It was the fall of 1972, and Rod Schmidt ’73 wasn’t sure what he wanted to do. He knew what he didn’t want to do: move back to his hometown of Larchwood, Iowa, or end up working in a Sioux Falls, S.Dak., packing plant with many of his high school friends. Beyond that, however, he was a “walking generality,” as he terms it, casting about for a path to lead him out into the world.
Within a year, Schmidt had been hired as a sales rep for Mobil Oil (now ExxonMobil). Within 10 years, he was working in Manhattan, managing oil sales for all five of New York City’s boroughs. Today he owns and operates Vintage Apartment Rentals, a thriving Sioux Falls property management company.
Dressed for Success
Schmidt enrolled in a salesmanship course to fulfill a graduation requirement. At the time, he “had no idea what business was all about.” A classroom exercise changed that. “I had to ‘sell’ something,” he says. “I’d been an 800-meter runner in high school, so I decided to sell track shoes. My goal was to move 20 pairs. I ended up selling 200 pairs.”
The professor of that class—Richard Lebsack—had a keen eye for talent. “He came up to me afterward and told me it was the best sales presentation he’d ever heard,” Schmidt recalls. “He actually said, ‘What’s your major? You should study business. You could make a good living.’”
The message resonated with Schmidt, who had grown up poor. “I showed up in Mankato with $78 in my pocket, a $12 sport coat, a $3 pair of shoes and a 1953 Desoto that I bought for $35 and painted camouflage to hide the rust,” he says. “I was also working 40 hours a week to pay for school. I scrubbed pots and pans in the college cafeteria, did construction and worked as a tour guide at the Blue Earth County Historical Society.”

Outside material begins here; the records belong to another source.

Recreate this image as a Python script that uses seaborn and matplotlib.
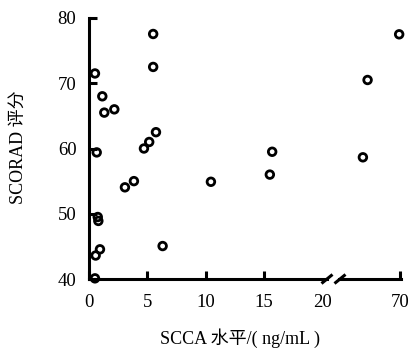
import matplotlib
matplotlib.use('Agg')
import matplotlib.pyplot as plt
import seaborn as sns
import pandas as pd
from matplotlib.lines import Line2D

# ---- data ----
scca = [5.5, 5.5, 0.51, 1.14, 1.31, 2.17, 5.74, 5.16, 4.71, 15.7, 15.5, 10.45,
        0.66, 3.08, 3.85, 0.75, 0.8, 0.94, 0.57, 6.31, 0.51,
        69.9, 67.2, 66.8]
scorad = [77.55, 72.5, 71.5, 68.0, 65.5, 66.0, 62.5, 61.0, 60.0, 59.5, 56.0, 54.9,
          59.4, 54.05, 55.0, 49.5, 48.9, 44.55, 43.6, 45.05, 40.1,
          77.5, 70.5, 58.65]
left_ticks = [0, 5, 10, 15, 20]
right_ticks = [70]
y_ticks = [40, 50, 60, 70, 80]
x_label = 'SCCA 水平/( ng/mL )'
y_label = 'SCORAD 评分'

sns.set_theme(style='white')
plt.rcParams['font.family'] = ['Liberation Serif', 'Noto Sans CJK SC']

W, H = 414, 351
fig = plt.figure(figsize=(W / 100, H / 100), dpi=100)
fig.patch.set_facecolor('white')


def fx(px):
    return px / W


def fy(py):
    return 1 - py / H


top, bottom = 18, 279
ax1 = fig.add_axes([fx(89), fy(bottom), fx(327) - fx(89), fy(top) - fy(bottom)])
ax2 = fig.add_axes([fx(339.5), fy(bottom), fx(401.5) - fx(339.5), fy(top) - fy(bottom)])

df = pd.DataFrame({'SCCA': scca, 'SCORAD': scorad})
left = df[df.SCCA < 30]
right = df[df.SCCA >= 30]

kw = dict(marker='o', s=30, color='black', edgecolor='black', linewidth=2.0,
          clip_on=False, legend=False, zorder=3)
sns.scatterplot(data=left, x='SCCA', y='SCORAD', ax=ax1, **kw)
sns.scatterplot(data=right, x='SCCA', y='SCORAD', ax=ax2, **kw)
for ax in (ax1, ax2):
    for c in ax.collections:
        c.set_facecolor('none')
        c.set_edgecolor('black')
        c.set_linewidth(2.0)
    ax.set_xlabel('')
    ax.set_ylabel('')
    ax.set_facecolor('none')
    ax.grid(False)
    for s in ax.spines.values():
        s.set_visible(False)
    ax.spines['bottom'].set_visible(True)
    ax.spines['bottom'].set_linewidth(2.2)
    ax.spines['bottom'].set_color('black')
    ax.set_ylim(40, 80)

ax1.spines['left'].set_visible(True)
ax1.spines['left'].set_linewidth(2.2)
ax1.spines['left'].set_color('black')

ax1.set_xlim(0, 20.4)
ax2.set_xlim(64.8, 70.1)
ax1.set_xticks(left_ticks)
ax1.set_xticklabels([str(t) for t in left_ticks])
ax1.set_yticks(y_ticks)
ax1.set_yticklabels([str(t) for t in y_ticks])
ax2.set_xticks(right_ticks)
ax2.set_xticklabels([str(t) for t in right_ticks])
ax2.set_yticks([])

for ax in (ax1, ax2):
    ax.tick_params(axis='x', direction='in', length=6, width=2.2, colors='black',
                   labelsize=13.5, pad=11, bottom=True)
ax1.tick_params(axis='y', direction='in', length=6, width=2.2, colors='black',
                labelsize=13.5, pad=9, left=True)
ax1.xaxis.get_major_ticks()[-1].tick1line.set_visible(False)

# break marks on the x axis
for cx in (327, 340):
    fig.add_artist(Line2D([fx(cx - 5.5), fx(cx + 5.5)], [fy(bottom + 4.5), fy(bottom - 4.5)],
                          color='black', lw=2.2, solid_capstyle='butt'))

fig.text(fx(240), fy(338), x_label, ha='center', va='center', fontsize=13, color='black')
fig.text(fx(18), fy(147), y_label, ha='center', va='center', rotation=90,
         fontsize=13, color='black')

fig.savefig('out.png', dpi=100, facecolor='white')
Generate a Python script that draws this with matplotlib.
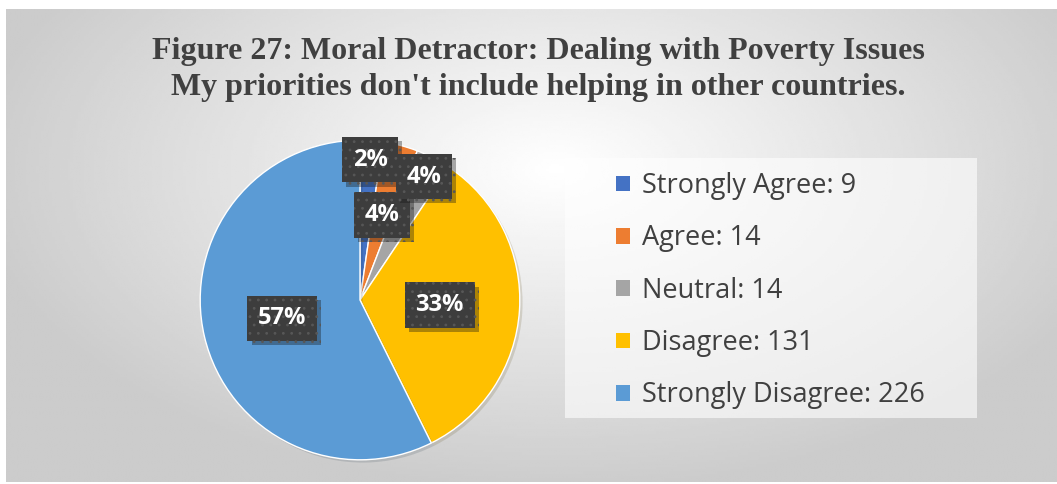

Schmidt switched his major to business and applied that drive to his courses. “I enjoyed every minute of it,” he says. “The professors were knowledgeable, and they gave me great advice. In fact, I can’t think of a better school to go to than Mankato State. It offered me the vision that the whole world was open to me.”
It also offered the support he needed to get there. Schmidt is especially grateful for his Phi Delta Theta fraternity brothers. “They were my support system, they helped me carry the load,” he says. “Joining Phi Delta Theta was probably the second best thing that happened to me, after coming to Mankato.
In early 1973, the third best thing happened: Schmidt learned that Mobil Oil would be on campus conducting interviews. “I had long hair and looked like one of the Rolling Stones,” he says. “The guys at the placement office told me to buy a blue suit and get a haircut. They also lined up an interview for me.”
The makeover worked. A week after the interview, Mobil hired Schmidt for the then-hefty salary of $10,000 per year. After he graduated, the firm sent him to Grand Rapids, Mich., for its training program. Big salary aside, Schmidt wisely decided to stock away cash—a move that would eventually pay big dividends. He bought an old Volkswagen Beetle that he had to push to start and initially slept on the floor of his apartment in a sleeping bag.
He also validated Professor Lebsack’s prediction. Over the next 13 years, Mobil consistently promoted Schmidt and moved him to such cities as Columbus, Ohio; Chicago; Los Angeles; Minneapolis; and finally New York City.
While the last stop placed Schmidt squarely in the big time, he realized it wasn’t for him. “I was living in Stamford, Conn., and commuting to Manhattan,” he says. “I got tired of it. My commute was long, and there were just too many people in too small of an area.”
Back to His Roots
Like many expatriated Midwesterners, Schmidt felt a tug back to his roots. In 1986 he moved to Sioux Falls and tapped into his savings to buy and sell homes. The venture eventually turned into Vintage Apartment Rentals, which specializes in classic apartments. “Our buildings are preserved exactly the way they were when they were built, but with electric heat and modern appliances,” he says. “We now have four large apartment buildings on the Historical Registry.”
Schmidt hasn’t forgotten where he got his start. Over the past several years, he has been a generous supporter of Minnesota State Mankato and was named the University’s Philanthropist of the Year in 2013. For all of his success, however, he remains humble. “I’m no big deal—there are millions of people like me out there,” he says. “I just believe strongly in giving.
“I was always met with open arms at Mankato,” he adds. “It offered me the vision and tools to move to a bigger stage. It feels tremendous to be able give something back.”